I've also got a post planned on a subject near and dear to Her Ladyship's heart: Toriana fashions. I'll explore what designing a wardrobe for every character demanded, and what guided my choices while creating some entirely new fashions for my universe. Along with some details on who wears what and why, we'll take another peek inside Her Ladyship's Sketch Book to see an actual outfit I designed for one of my characters.

Do stop by if you get a chance, and in the meantime have a great weekend.


  1. I have that book and love it.

    I'm really enjoying all of these posts. They're giving me great insight into how you work. No wonder your worlds are so rich. I need to do much more along these lines with my own stories.
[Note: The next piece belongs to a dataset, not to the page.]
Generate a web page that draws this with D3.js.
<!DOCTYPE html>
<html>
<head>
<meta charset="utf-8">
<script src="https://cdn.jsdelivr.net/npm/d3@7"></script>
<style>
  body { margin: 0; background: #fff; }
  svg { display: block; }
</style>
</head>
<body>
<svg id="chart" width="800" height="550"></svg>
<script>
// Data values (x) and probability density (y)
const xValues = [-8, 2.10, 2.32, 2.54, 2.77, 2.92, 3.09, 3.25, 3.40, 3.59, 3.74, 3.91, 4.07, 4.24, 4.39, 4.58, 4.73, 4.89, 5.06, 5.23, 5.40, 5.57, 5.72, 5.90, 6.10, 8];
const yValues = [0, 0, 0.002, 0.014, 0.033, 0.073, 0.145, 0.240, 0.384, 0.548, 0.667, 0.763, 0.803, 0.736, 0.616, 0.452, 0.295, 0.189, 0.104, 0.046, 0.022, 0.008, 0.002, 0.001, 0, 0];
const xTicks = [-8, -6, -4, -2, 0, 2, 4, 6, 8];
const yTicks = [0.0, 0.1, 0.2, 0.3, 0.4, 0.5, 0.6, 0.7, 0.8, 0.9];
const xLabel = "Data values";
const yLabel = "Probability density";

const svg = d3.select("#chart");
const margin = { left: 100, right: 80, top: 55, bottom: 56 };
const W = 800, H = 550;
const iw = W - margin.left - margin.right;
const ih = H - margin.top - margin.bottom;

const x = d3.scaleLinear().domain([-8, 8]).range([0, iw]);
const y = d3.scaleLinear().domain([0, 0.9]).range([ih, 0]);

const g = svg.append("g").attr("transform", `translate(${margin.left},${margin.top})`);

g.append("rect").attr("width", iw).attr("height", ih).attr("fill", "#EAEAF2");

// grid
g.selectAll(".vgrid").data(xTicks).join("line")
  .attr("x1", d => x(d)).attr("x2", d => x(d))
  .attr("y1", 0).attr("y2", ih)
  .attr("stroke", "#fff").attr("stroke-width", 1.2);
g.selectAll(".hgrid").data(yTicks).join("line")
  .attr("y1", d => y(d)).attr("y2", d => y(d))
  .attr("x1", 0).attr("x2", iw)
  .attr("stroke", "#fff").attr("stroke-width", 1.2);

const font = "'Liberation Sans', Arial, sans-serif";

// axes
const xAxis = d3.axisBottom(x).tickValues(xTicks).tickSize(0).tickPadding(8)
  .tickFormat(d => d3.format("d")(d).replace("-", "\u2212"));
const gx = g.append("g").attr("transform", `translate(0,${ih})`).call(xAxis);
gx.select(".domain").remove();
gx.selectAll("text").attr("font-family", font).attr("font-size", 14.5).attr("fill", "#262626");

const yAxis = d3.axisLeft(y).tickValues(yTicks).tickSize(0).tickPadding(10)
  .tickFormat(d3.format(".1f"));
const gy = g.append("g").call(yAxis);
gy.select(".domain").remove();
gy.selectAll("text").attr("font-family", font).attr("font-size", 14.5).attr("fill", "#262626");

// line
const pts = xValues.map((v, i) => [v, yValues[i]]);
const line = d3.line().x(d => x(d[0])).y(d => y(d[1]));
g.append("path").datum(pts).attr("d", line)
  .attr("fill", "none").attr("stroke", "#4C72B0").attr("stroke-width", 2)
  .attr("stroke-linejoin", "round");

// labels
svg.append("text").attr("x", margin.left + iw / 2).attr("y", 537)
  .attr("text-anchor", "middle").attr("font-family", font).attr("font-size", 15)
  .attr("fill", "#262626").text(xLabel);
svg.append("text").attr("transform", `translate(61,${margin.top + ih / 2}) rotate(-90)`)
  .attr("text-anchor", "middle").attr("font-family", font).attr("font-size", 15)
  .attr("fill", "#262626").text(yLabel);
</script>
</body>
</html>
Maybe they wouldn't be so sparse that way.

    1. I sometimes think nattering on about inspiration can be a bit boring -- but then I remember I'm talking to other writers and book lovers who are possibly just as nutty as me. :)

  2. I am sooo looking forward to this. I've been working on projects in this area and am always looking for books.

    Actually, my current project (annotating Christie's Styles book) has got me into the Edwardian and World War I era as well. In the servants area, there's Stanley Ager's "The Butler’s Guide. He worked as a butler, and this book contains cool bits such as how a house prepares to receive the queen, and what servants do to passive-aggress obnoxious guests
    (such as fiddle with their clothes so the seams burst open weeks later).

    1. I will endeavor to write a thorough review, then -- thanks for stopping in.

      I also picked up a copy of Stanley's book, Bill -- it's fascinating reading. Next on my list is Mrs. Robinson's Disgrace, the private diary of a Victorian lady by Kate Summerscale. It's touted as a true-life Madame Bovary.